I've found this post very helpful when I encountered similiar problem. Here is my solution:
I used
Dim browser As SHDocVw.InternetExplorer
Set browser = New SHDocVw.InternetExplorer
and
cTime = Now + TimeValue("00:01:00")
Do Until (browser.readyState = 4 And Not browser.Busy)
If Now < cTime Then
DoEvents
Else
browser.Quit
Set browser = Nothing
MsgBox "Error"
Exit Sub
End If
Loop
Sometimes page is loaded but code stops on DoEvents and goes on and on and on. Using this code it goes on only for 1 minute and if browser is not ready it quits the browser and exits sub.
I know this is a old post but. I have had the same problem with my code for downloading web site pictures using Excel VBA automation. Some sites wont let you download a image file using a link without first opening the link in a browser.
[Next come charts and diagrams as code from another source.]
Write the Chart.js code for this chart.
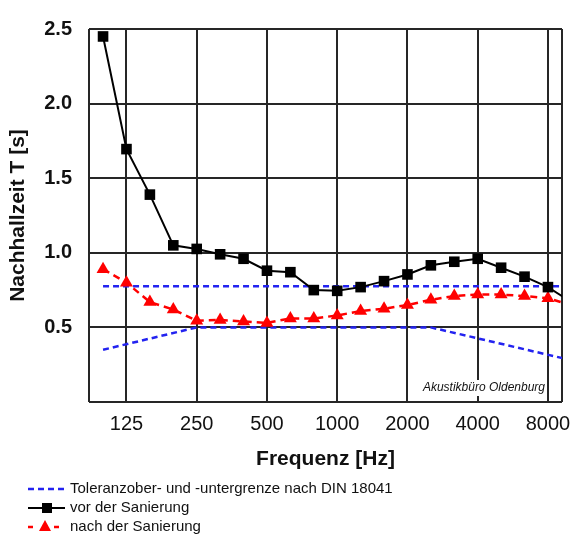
<!DOCTYPE html>
<html>
<head>
<meta charset="utf-8">
<script src="https://cdn.jsdelivr.net/npm/chart.js@4"></script>
<style>
  html, body { margin: 0; padding: 0; background: #fff; }
  #wrap { width: 572px; height: 538px; }
</style>
</head>
<body>
<div id="wrap"><canvas id="chart" width="572" height="538"></canvas></div>
<script>
// Terzbänder (Hz)
const bandFreqs = ['100', '125', '160', '200', '250', '315', '400', '500', '630', '800', '1000',
  '1250', '1600', '2000', '2500', '3150', '4000', '5000', '6300', '8000', '10000'];
const xTickLabels = ['125', '250', '500', '1000', '2000', '4000', '8000'];
const yTickValues = [0, 0.5, 1.0, 1.5, 2.0, 2.5];

// Nachhallzeit T [s]
const vorSanierung = [2.45, 1.695, 1.39, 1.05, 1.026, 0.99, 0.96, 0.88, 0.87, 0.75, 0.745,
  0.77, 0.81, 0.855, 0.916, 0.94, 0.96, 0.90, 0.84, 0.77, 0.67];
const nachSanierung = [0.89, 0.80, 0.67, 0.62, 0.545, 0.55, 0.54, 0.53, 0.56, 0.56, 0.58,
  0.61, 0.625, 0.65, 0.685, 0.71, 0.72, 0.72, 0.71, 0.695, 0.65];

// Toleranzgrenzen DIN 18041
const upperFreqs = ['100', '10000'];
const upperLimit = [0.775, 0.775];
const lowerFreqs = ['100', '250', '2500', '10000'];
const lowerLimit = [0.35, 0.5, 0.5, 0.28];

const legendLabels = [
  'Toleranzober- und -untergrenze nach DIN 18041',
  'vor der Sanierung',
  'nach der Sanierung'
];
const annotationText = 'Akustikbüro Oldenburg';

const FONT = '"Liberation Sans", Arial, sans-serif';
const BLUE = '#2323f0';
const RED = '#ff0000';

// Punkte aus Frequenz + Wert
function toPoints(freqs, values) {
  return values.map((v, i) => ({ x: bandFreqs.indexOf(freqs[i]), y: v }));
}

// Annotation unten rechts
const annotationPlugin = {
  id: 'annotation',
  beforeDatasetsDraw(chart) {
    const { ctx, chartArea } = chart;
    ctx.save();
    ctx.font = 'italic 12px ' + FONT;
    const w = ctx.measureText(annotationText).width;
    const xr = chartArea.right - 17;
    const yc = chartArea.bottom - 14;
    ctx.fillStyle = '#fff';
    ctx.fillRect(xr - w - 2, yc - 8, w + 4, 16);
    ctx.fillStyle = '#111';
    ctx.textAlign = 'right';
    ctx.textBaseline = 'middle';
    ctx.fillText(annotationText, xr, yc);
    ctx.restore();
  }
};

// Legende unter dem Diagramm
const legendPlugin = {
  id: 'customLegend',
  afterDraw(chart) {
    const { ctx } = chart;
    const x0 = 28, x1 = 65, tx = 70;
    const rows = [489, 508, 527];
    ctx.save();

    // Toleranz
    ctx.strokeStyle = BLUE;
    ctx.lineWidth = 2.5;
    ctx.setLineDash([6, 4]);
    ctx.beginPath();
    ctx.moveTo(x0, rows[0]);
    ctx.lineTo(x1, rows[0]);
    ctx.stroke();

    // vor
    ctx.setLineDash([]);
    ctx.strokeStyle = '#000';
    ctx.lineWidth = 2;
    ctx.beginPath();
    ctx.moveTo(x0, rows[1]);
    ctx.lineTo(x1, rows[1]);
    ctx.stroke();
    ctx.fillStyle = '#000';
    ctx.fillRect(42, rows[1] - 5, 10, 10);

    // nach
    ctx.strokeStyle = RED;
    ctx.lineWidth = 2.5;
    ctx.beginPath();
    ctx.moveTo(28, rows[2]); ctx.lineTo(33, rows[2]);
    ctx.moveTo(54, rows[2]); ctx.lineTo(59, rows[2]);
    ctx.stroke();
    ctx.fillStyle = RED;
    ctx.beginPath();
    ctx.moveTo(45, rows[2] - 7);
    ctx.lineTo(51, rows[2] + 4);
    ctx.lineTo(39, rows[2] + 4);
    ctx.closePath();
    ctx.fill();

    ctx.fillStyle = '#111';
    ctx.font = '15px ' + FONT;
    ctx.textAlign = 'left';
    ctx.textBaseline = 'middle';
    legendLabels.forEach((t, i) => ctx.fillText(t, tx, rows[i]));
    ctx.restore();
  }
};

new Chart(document.getElementById('chart'), {
  type: 'line',
  data: {
    datasets: [
      {
        label: legendLabels[1],
        data: toPoints(bandFreqs, vorSanierung),
        borderColor: '#000',
        backgroundColor: '#000',
        borderWidth: 2,
        pointStyle: 'rect',
        pointRadius: 7.5,
        pointBorderWidth: 0,
        order: 1
      },
      {
        label: legendLabels[2],
        data: toPoints(bandFreqs, nachSanierung),
        borderColor: RED,
        backgroundColor: RED,
        borderWidth: 2.5,
        borderDash: [7, 5],
        pointStyle: 'triangle',
        pointRadius: 7.5,
        pointBorderWidth: 0,
        order: 2
      },
      {
        label: 'obere Toleranz',
        data: toPoints(upperFreqs, upperLimit),
        borderColor: BLUE,
        borderWidth: 2.5,
        borderDash: [6, 4],
        pointRadius: 0,
        order: 3
      },
      {
        label: 'untere Toleranz',
        data: toPoints(lowerFreqs, lowerLimit),
        borderColor: BLUE,
        borderWidth: 2.5,
        borderDash: [6, 4],
        pointRadius: 0,
        order: 4
      }
    ]
  },
  options: {
    responsive: false,
    animation: false,
    layout: { padding: { left: 0, right: 9, top: 21, bottom: 66 } },
    plugins: {
      legend: { display: false },
      tooltip: { enabled: false }
    },
    scales: {
      x: {
        type: 'linear',
        min: -0.6,
        max: 19.6,
        afterBuildTicks(scale) {
          const vals = [scale.min, ...xTickLabels.map(l => bandFreqs.indexOf(l)), scale.max];
          scale.ticks = vals.map(v => ({ value: v }));
        },
        afterFit(scale) { scale.height = 70; },
        grid: { color: '#262626', lineWidth: 2, drawTicks: false },
        border: { display: false },
        ticks: {
          autoSkip: false,
          maxRotation: 0,
          padding: 10,
          color: '#111',
          font: { family: FONT, size: 20 },
          callback: (v) => {
            const i = Math.round(v);
            return Math.abs(v - i) < 1e-6 && xTickLabels.includes(bandFreqs[i]) ? bandFreqs[i] : '';
          }
        },
        title: {
          display: true,
          text: 'Frequenz [Hz]',
          color: '#111',
          padding: { top: 0, bottom: 0 },
          font: { family: FONT, size: 21, weight: 'bold' }
        }
      },
      y: {
        min: 0,
        max: 2.5,
        afterBuildTicks(scale) {
          scale.ticks = yTickValues.map(v => ({ value: v }));
        },
        afterFit(scale) { scale.width = 89; },
        grid: { color: '#262626', lineWidth: 2, drawTicks: false },
        border: { display: false },
        ticks: {
          padding: 17,
          color: '#111',
          font: { family: FONT, size: 20, weight: 'bold' },
          callback: (v) => (v === 0 ? '' : v.toFixed(1))
        },
        title: {
          display: true,
          text: 'Nachhallzeit T [s]',
          color: '#111',
          padding: { top: 6, bottom: 0 },
          font: { family: FONT, size: 21, weight: 'bold' }
        }
      }
    }
  },
  plugins: [annotationPlugin, legendPlugin]
});
</script>
</body>
</html>
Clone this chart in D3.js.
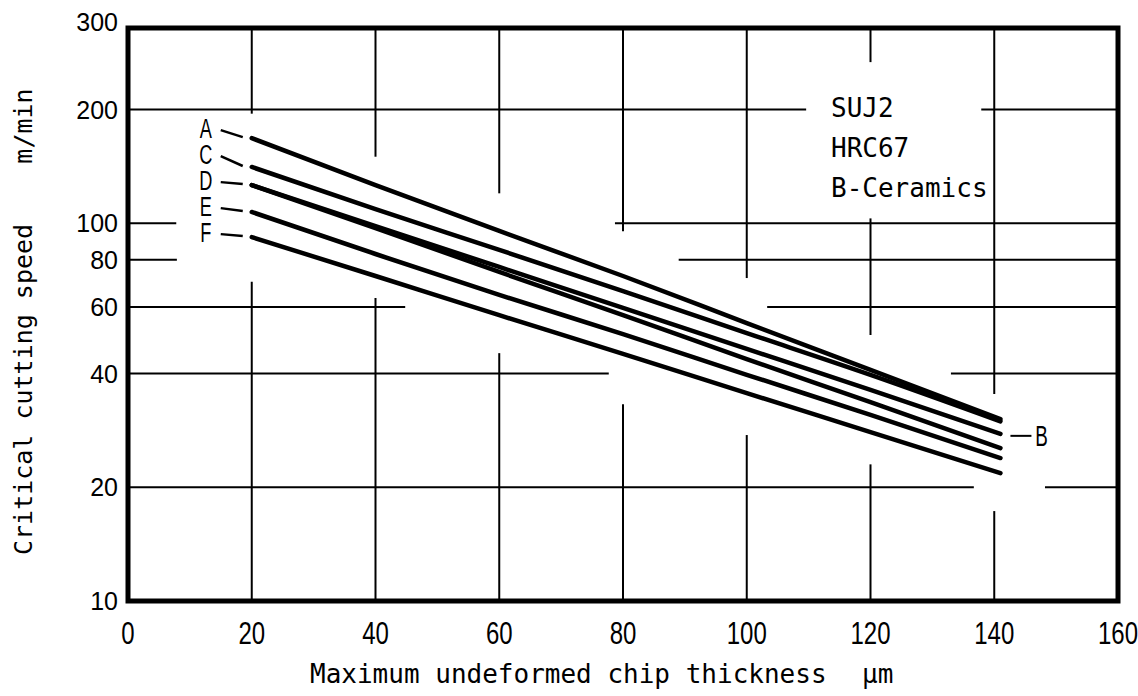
<!DOCTYPE html>
<html>
<head>
<meta charset="utf-8">
<script src="https://cdn.jsdelivr.net/npm/d3@7"></script>
<style>
  html, body { margin: 0; padding: 0; background: #fff; }
  svg { display: block; }
</style>
</head>
<body>
<div id="chart"></div>
<script>
// values: chip thickness (um) vs critical cutting speed (m/min)
const thickness = [20, 40, 60, 80, 100, 120, 141];
const speedA = [168, 126.2, 95.4, 72.5, 54.4, 40.9, 30.3];
const speedB = [126.2, 98.3, 76.6, 59.7, 46.5, 36.2, 27.7];
const speedC = [140.9, 109.0, 85.0, 66.1, 51.2, 39.7, 29.9];
const speedD = [126.2, 97.1, 74.3, 57.1, 43.7, 33.6, 25.4];
const speedE = [107.1, 82.9, 64.6, 50.9, 39.7, 31.1, 23.9];
const speedF = [91.9, 72.5, 57.1, 45.1, 35.5, 28.0, 21.8];

const seriesNames = ['A', 'B', 'C', 'D', 'E', 'F'];
const seriesValues = [speedA, speedB, speedC, speedD, speedE, speedF];
const leftLabelled = ['A', 'C', 'D', 'E', 'F'];
const rightLabelled = ['B'];

const xTickValues = [0, 20, 40, 60, 80, 100, 120, 140, 160];
const yTickValues = [10, 20, 40, 60, 80, 100, 200, 300];
const noteLines = ['SUJ2', 'HRC67', 'B-Ceramics'];
const xTitle = 'Maximum undeformed chip thickness';
const xUnit = 'μm';
const yTitle = 'Critical cutting speed    m/min';

// the grid in the original is drawn in broken pieces (data units; null = frame top)
const hGrid = [
  { v: 200, spans: [[0, 109.6], [137.9, 160]] },
  { v: 100, spans: [[0, 7.8], [78.7, 160]] },
  { v: 80, spans: [[0, 7.9], [89, 160]] },
  { v: 60, spans: [[0, 44.8], [103.3, 160]] },
  { v: 40, spans: [[0, 77.7], [133, 160]] },
  { v: 20, spans: [[0, 136.7], [148.2, 160]] }
];
const vGrid = [
  { h: 20, spans: [[10, 70], [195, null]] },
  { h: 40, spans: [[10, 63.4], [150, null]] },
  { h: 60, spans: [[10, 45.3], [120, null]] },
  { h: 80, spans: [[10, 33.2], [95.3, null]] },
  { h: 100, spans: [[10, 27.5], [71.6, null]] },
  { h: 120, spans: [[10, 23], [50.6, 103], [267, null]] },
  { h: 140, spans: [[10, 17.3], [35.3, null]] }
];

const width = 1138, height = 696;
const frameTop = 28;

const x = d3.scaleLinear().domain([0, 160]).range([128, 1118]);
const y = d3.scaleLog().domain([10, 300]).range([601, 43]);

const svg = d3.select('#chart')
  .append('svg')
  .attr('width', width)
  .attr('height', height);

svg.append('rect')
  .attr('width', width)
  .attr('height', height)
  .attr('fill', '#fff');

const yOf = v => v === null ? frameTop : y(v);

// grid pieces
const grid = svg.append('g')
  .attr('stroke', '#000')
  .attr('stroke-width', 2);

hGrid.forEach(g => {
  g.spans.forEach(s => {
    grid.append('line')
      .attr('x1', x(s[0])).attr('x2', x(s[1]))
      .attr('y1', y(g.v)).attr('y2', y(g.v));
  });
});

vGrid.forEach(g => {
  g.spans.forEach(s => {
    grid.append('line')
      .attr('x1', x(g.h)).attr('x2', x(g.h))
      .attr('y1', yOf(s[0])).attr('y2', yOf(s[1]));
  });
});

// frame
svg.append('rect')
  .attr('x', x(0))
  .attr('y', frameTop)
  .attr('width', x(160) - x(0))
  .attr('height', y(10) - frameTop)
  .attr('fill', 'none')
  .attr('stroke', '#000')
  .attr('stroke-width', 5);

// curves
const line = d3.line()
  .x(d => x(d[0]))
  .y(d => y(d[1]))
  .curve(d3.curveMonotoneX);

const series = seriesNames.map((name, i) => ({
  name: name,
  points: thickness.map((t, j) => [t, seriesValues[i][j]])
}));

svg.append('g')
  .selectAll('path')
  .data(series)
  .enter()
  .append('path')
  .attr('d', d => line(d.points))
  .attr('fill', 'none')
  .attr('stroke', '#000')
  .attr('stroke-width', 4.5)
  .attr('stroke-linecap', 'round')
  .attr('stroke-linejoin', 'round');

// curve labels on the left, stacked like the original
const labelFont = 'Liberation Sans, Arial, sans-serif';
const leftSeries = series.filter(s => leftLabelled.includes(s.name));
const stackTop = y(leftSeries[0].points[0][1]) - 10;

leftSeries.forEach((s, i) => {
  const x0 = x(s.points[0][0]);
  const y0 = y(s.points[0][1]);
  const cy = stackTop + i * 26;
  svg.append('line')
    .attr('x1', x0 - 31).attr('y1', cy + 2)
    .attr('x2', x0 - 9).attr('y2', y0 - 1)
    .attr('stroke', '#000')
    .attr('stroke-width', 2.5);
  svg.append('text')
    .attr('transform', 'translate(' + (x0 - 46) + ',' + (cy + 10) + ') scale(0.65,1)')
    .attr('text-anchor', 'middle')
    .attr('font-family', labelFont)
    .attr('font-size', 28)
    .text(s.name);
});

// curve label on the right
series.filter(s => rightLabelled.includes(s.name)).forEach(s => {
  const last = s.points[s.points.length - 1];
  const xe = x(last[0]);
  const ye = y(last[1]);
  svg.append('line')
    .attr('x1', xe + 10).attr('y1', ye + 2)
    .attr('x2', xe + 31).attr('y2', ye + 2)
    .attr('stroke', '#000')
    .attr('stroke-width', 2);
  svg.append('text')
    .attr('transform', 'translate(' + (xe + 41) + ',' + (ye + 12.5) + ') scale(0.65,1)')
    .attr('text-anchor', 'middle')
    .attr('font-family', labelFont)
    .attr('font-size', 29)
    .text(s.name);
});

// note
svg.append('g')
  .selectAll('text')
  .data(noteLines)
  .enter()
  .append('text')
  .attr('x', 831)
  .attr('y', (d, i) => 117 + i * 40)
  .attr('font-family', 'DejaVu Sans Mono, monospace')
  .attr('font-size', 26)
  .text(d => d);

// y tick labels
svg.append('g')
  .selectAll('text')
  .data(yTickValues)
  .enter()
  .append('text')
  .attr('x', 118)
  .attr('y', d => (d === 300 ? frameTop - 6 : y(d)) + 9)
  .attr('text-anchor', 'end')
  .attr('font-family', labelFont)
  .attr('font-size', 25)
  .text(d => d);

// x tick labels
svg.append('g')
  .selectAll('text')
  .data(xTickValues)
  .enter()
  .append('text')
  .attr('transform', d => 'translate(' + x(d) + ',644) scale(0.75,1)')
  .attr('text-anchor', 'middle')
  .attr('font-family', labelFont)
  .attr('font-size', 32)
  .text(d => d);

// axis titles
svg.append('text')
  .attr('x', 310)
  .attr('y', 683)
  .attr('font-family', 'DejaVu Sans Mono, monospace')
  .attr('font-size', 26)
  .text(xTitle);

svg.append('text')
  .attr('x', 862)
  .attr('y', 683)
  .attr('font-family', 'DejaVu Sans Mono, monospace')
  .attr('font-size', 26)
  .text(xUnit);

svg.append('text')
  .attr('transform', 'translate(32,555) rotate(-90)')
  .attr('font-family', 'DejaVu Sans Mono, monospace')
  .attr('font-size', 25)
  .attr('xml:space', 'preserve')
  .style('white-space', 'pre')
  .text(yTitle);
</script>
</body>
</html>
However my code was getting hung up sometimes with when the objBrowser.visible was set to false with the folowing code
Do Until (objBrowser.busy = False And objBrowser.readyState = 4)
Application.Wait (Now + TimeValue("0:00:01"))
DoEvents 'browser.readyState = 4
Loop
the simple fix was to make the objBrowser.visible
I fixed it with
Dim Passes As Integer: Passes = 0
Do Until (objBrowser.busy = False And objBrowser.readyState = 4)
Passes = Passes + 1 'count loops
Application.Wait (Now + TimeValue("0:00:01"))
DoEvents
If Passes > 5 Then
'set size browser cannot set it smaller than 400
objBrowser.Width = 400 'set size
objBrowser.Height = 400
Label8.Caption = Passes 'display loop count
' position browser "you cannot move it off the screen" ready state wont change
objBrowser.Left = UserForm2.Left + UserForm2.Width
objBrowser.Top = UserForm2.Top + UserForm2.Height
objBrowser.Visible = True
DoEvents
objBrowser.Visible = False
End If
Loop
objBrowser only flashes for less than a second but it gets the job done!